WHAT THE TASK REQUIRES - Review the material line by line. Identify and copy every line that contains the string "Reproduce".

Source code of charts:
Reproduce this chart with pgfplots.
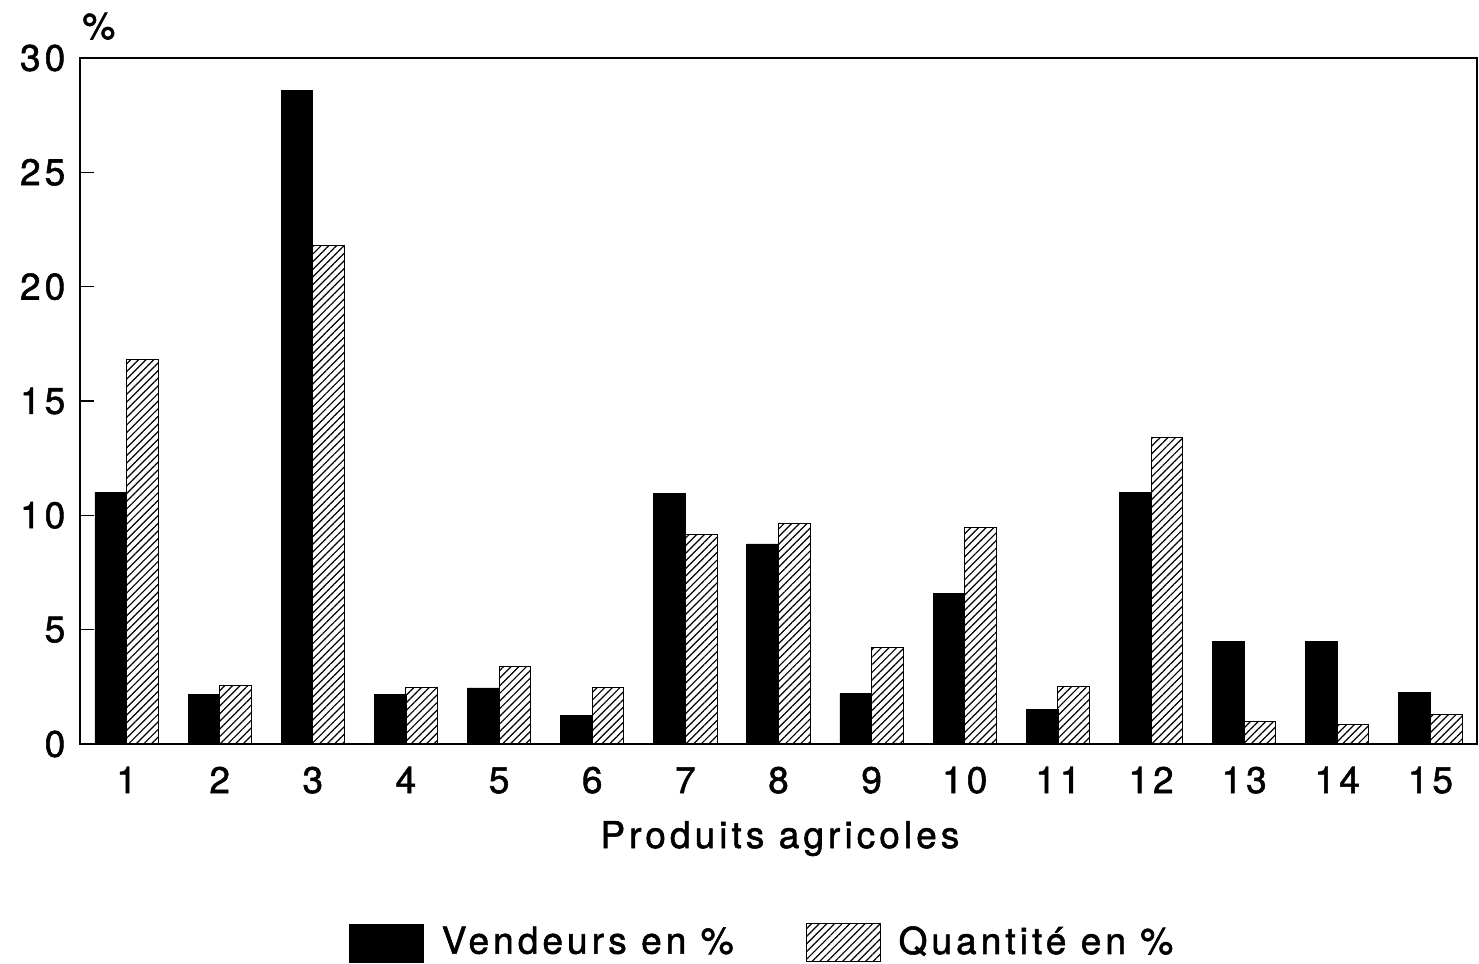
\documentclass[border=0pt]{standalone}
\usepackage{pgfplots}
\pgfplotsset{compat=1.18}
\usepackage{fontspec}
\setmainfont{TeX Gyre Heros}[LetterSpace=11, FakeBold=1.5]
\usetikzlibrary{patterns.meta}
\pgfplotsset{boxlegend/.style={legend image code/.code={\draw[##1] (0pt,-9.5pt) rectangle (37pt,9.5pt);}}}
\begin{document}
\fontsize{18.5}{22}\selectfont
\begin{tikzpicture}
\path[use as bounding box] (-40pt,-110pt) rectangle (699.5pt,372pt);
\begin{axis}[
  at={(0,0)}, anchor=south west,
  scale only axis, width=698.5pt, height=343pt,
  xmin=0.5, xmax=15.5, ymin=0, ymax=30,
  xtick={1,...,15}, ytick={0,5,...,30},
  xtick style={draw=none},
  ytick pos=left, tick align=inside, major tick length=7pt,
  axis line style={line width=0.6pt},
  every tick/.style={line width=0.6pt, black},
  /pgf/number format/assume math mode=true,
  ticklabel style={font=\fontsize{18.5}{22}\selectfont},
  yticklabel style={xshift=-1pt},
  xticklabel style={anchor=base, yshift=-24.5pt},
  xlabel={Produits agricoles},
  xlabel style={at={(axis description cs:0.501,0)}, anchor=base, yshift=-52pt, inner sep=0pt},
  ylabel={\%},
  ylabel style={rotate=-90, at={(axis description cs:0,1)}, anchor=south west, xshift=1pt, yshift=9pt, inner sep=0pt},
  legend style={at={(0.489,-0.29)}, anchor=center, draw=none, legend columns=2,
    /tikz/every odd column/.append style={column sep=7pt},
    /tikz/every even column/.append style={column sep=34pt}, cells={anchor=west},
    font=\fontsize{18.5}{22}\selectfont},
]
\addplot[ybar, bar width=0.34, bar shift=-0.17, fill=black, draw=black, boxlegend]
coordinates {(1,11.0) (2,2.15) (3,28.6) (4,2.15) (5,2.45) (6,1.25) (7,10.95) (8,8.75)
 (9,2.2) (10,6.6) (11,1.5) (12,11.0) (13,4.5) (14,4.5) (15,2.27)};
\addlegendentry{Vendeurs en \%}
\addplot[ybar, bar width=0.34, bar shift=0.17, draw=black, line width=0.5pt,
  pattern={Lines[angle=45,distance=2.7pt,line width=0.6pt]}, boxlegend]
coordinates {(1,16.8) (2,2.55) (3,21.8) (4,2.45) (5,3.37) (6,2.45) (7,9.15) (8,9.65)
 (9,4.2) (10,9.45) (11,2.5) (12,13.4) (13,1.0) (14,0.87) (15,1.3)};
\addlegendentry{Quantité en \%}
\end{axis}
\end{tikzpicture}
\end{document}
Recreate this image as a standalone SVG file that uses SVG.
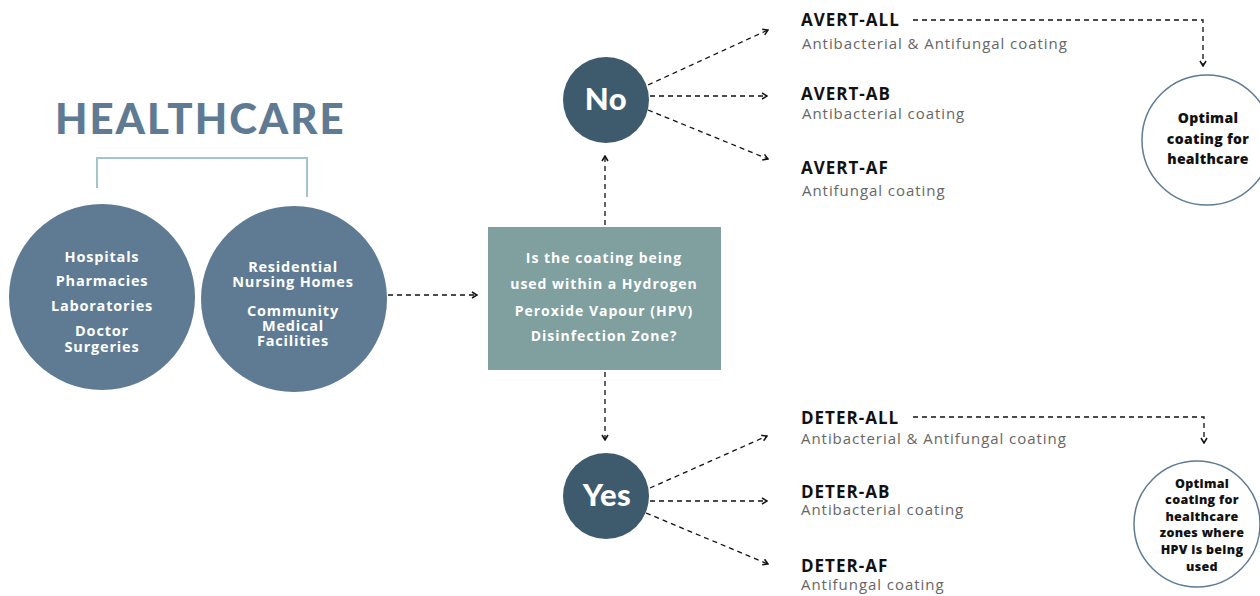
<svg xmlns="http://www.w3.org/2000/svg" width="1260" height="596" viewBox="0 0 1260 596">
<defs>
<marker id="ah" viewBox="0 0 8 8" refX="7" refY="4" markerWidth="8" markerHeight="8" markerUnits="userSpaceOnUse" orient="auto">
<path d="M2,1 L7,4 L2,7" fill="none" stroke="#111" stroke-width="1.5"/>
</marker>
<style>
.dash{fill:none;stroke:#111;stroke-width:1.3;stroke-dasharray:5 4}
.title{font-family:Lato,"Open Sans",sans-serif;font-weight:900;font-size:42px;fill:#5e7b93;letter-spacing:2px}
.wt{font-family:"Open Sans",Lato,sans-serif;font-weight:700;fill:#fff;text-anchor:middle}
.ct{font-size:14.5px;letter-spacing:0.8px}
.bt{font-size:14px;letter-spacing:1px}
.big{font-family:Lato,"Open Sans",sans-serif;font-size:31px;font-weight:900;letter-spacing:0.5px}
.lab{font-family:"Open Sans",Lato,sans-serif;font-weight:700;font-size:17px;fill:#111;letter-spacing:1px}
.sub{font-family:"Open Sans",Lato,sans-serif;font-weight:400;font-size:15px;fill:#666;letter-spacing:0.95px}
.opt{font-family:"Open Sans",Lato,sans-serif;font-weight:800;fill:#111;text-anchor:middle;letter-spacing:0.3px}
</style>
</defs>
<rect width="1260" height="596" fill="#fff"/>

<g id="title">
<text class="title" x="55" y="134">HEALTHCARE</text>
<path d="M97,188 V158 H307 V197" fill="none" stroke="#a3c4c8" stroke-width="2"/>
</g>

<g id="node-hospitals">
<circle cx="102" cy="297" r="93" fill="#5e7b93"/>
<text class="wt ct"><tspan x="102" y="262">Hospitals</tspan><tspan x="102" y="286">Pharmacies</tspan><tspan x="102" y="311">Laboratories</tspan><tspan x="102" y="336">Doctor</tspan><tspan x="102" y="352">Surgeries</tspan></text>
</g>

<g id="node-residential">
<circle cx="294" cy="299" r="93" fill="#5e7b93"/>
<text class="wt ct"><tspan x="293" y="272">Residential</tspan><tspan x="293" y="287">Nursing Homes</tspan><tspan x="293" y="316">Community</tspan><tspan x="293" y="331">Medical</tspan><tspan x="293" y="346">Facilities</tspan></text>
</g>

<g id="node-question">
<rect x="488" y="227" width="233" height="143" fill="#7fa09f"/>
<text class="wt bt"><tspan x="604" y="263">Is the coating being</tspan><tspan x="604" y="289">used within a Hydrogen</tspan><tspan x="604" y="316">Peroxide Vapour (HPV)</tspan><tspan x="604" y="341">Disinfection Zone?</tspan></text>
</g>

<g id="node-no">
<circle cx="606" cy="100" r="43" fill="#3e5b6e"/>
<text class="wt big" x="606" y="110">No</text>
</g>

<g id="node-yes">
<circle cx="606" cy="496" r="43" fill="#3e5b6e"/>
<text class="wt big" x="607" y="506">Yes</text>
</g>

<g id="node-avert">
<text class="lab" x="801" y="26">AVERT-ALL</text>
<text class="sub" x="802" y="49">Antibacterial &amp; Antifungal coating</text>
<text class="lab" x="801" y="100">AVERT-AB</text>
<text class="sub" x="802" y="119">Antibacterial coating</text>
<text class="lab" x="801" y="174">AVERT-AF</text>
<text class="sub" x="802" y="196">Antifungal coating</text>
</g>

<g id="node-deter">
<text class="lab" x="801" y="424">DETER-ALL</text>
<text class="sub" x="801" y="444">Antibacterial &amp; Antifungal coating</text>
<text class="lab" x="801" y="498">DETER-AB</text>
<text class="sub" x="801" y="515">Antibacterial coating</text>
<text class="lab" x="801" y="572">DETER-AF</text>
<text class="sub" x="801" y="590">Antifungal coating</text>
</g>

<g id="node-optimal-1">
<circle cx="1207" cy="140" r="65" fill="#fff" stroke="#5e7b93" stroke-width="1.5"/>
<text class="opt" font-size="14"><tspan x="1208" y="123">Optimal</tspan><tspan x="1208" y="144">coating for</tspan><tspan x="1208" y="164">healthcare</tspan></text>
</g>

<g id="node-optimal-2">
<circle cx="1197" cy="524" r="63" fill="#fff" stroke="#5e7b93" stroke-width="1.5"/>
<text class="opt" font-size="12.5"><tspan x="1202" y="488">Optimal</tspan><tspan x="1202" y="504">coating for</tspan><tspan x="1202" y="521">healthcare</tspan><tspan x="1202" y="537">zones where</tspan><tspan x="1202" y="554">HPV is being</tspan><tspan x="1202" y="571">used</tspan></text>
</g>

<g id="connectors">
<path class="dash" d="M388,295 H477" marker-end="url(#ah)"/>
<path class="dash" d="M605,225 V156" marker-end="url(#ah)"/>
<path class="dash" d="M605,372 V440" marker-end="url(#ah)"/>
<path class="dash" d="M648,85 L768,30" marker-end="url(#ah)"/>
<path class="dash" d="M650,96 H767" marker-end="url(#ah)"/>
<path class="dash" d="M648,110 L768,159" marker-end="url(#ah)"/>
<path class="dash" d="M650,488 L767,436" marker-end="url(#ah)"/>
<path class="dash" d="M650,501 H767" marker-end="url(#ah)"/>
<path class="dash" d="M646,513 L768,564" marker-end="url(#ah)"/>
<path class="dash" d="M913,20 H1203 V66" marker-end="url(#ah)"/>
<path class="dash" d="M913,417 H1204 V443" marker-end="url(#ah)"/>
</g>
</svg>
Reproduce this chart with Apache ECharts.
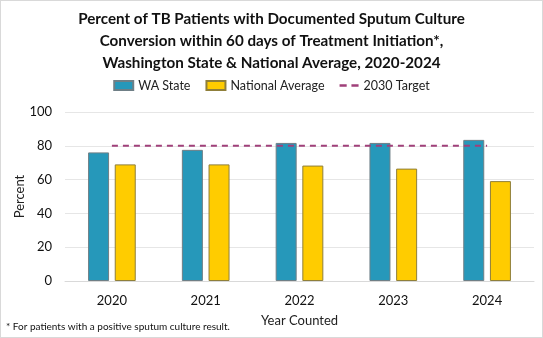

TASK RESULT -
Reproduce this chart with pgfplots.
Reproduce this chart with Apache ECharts.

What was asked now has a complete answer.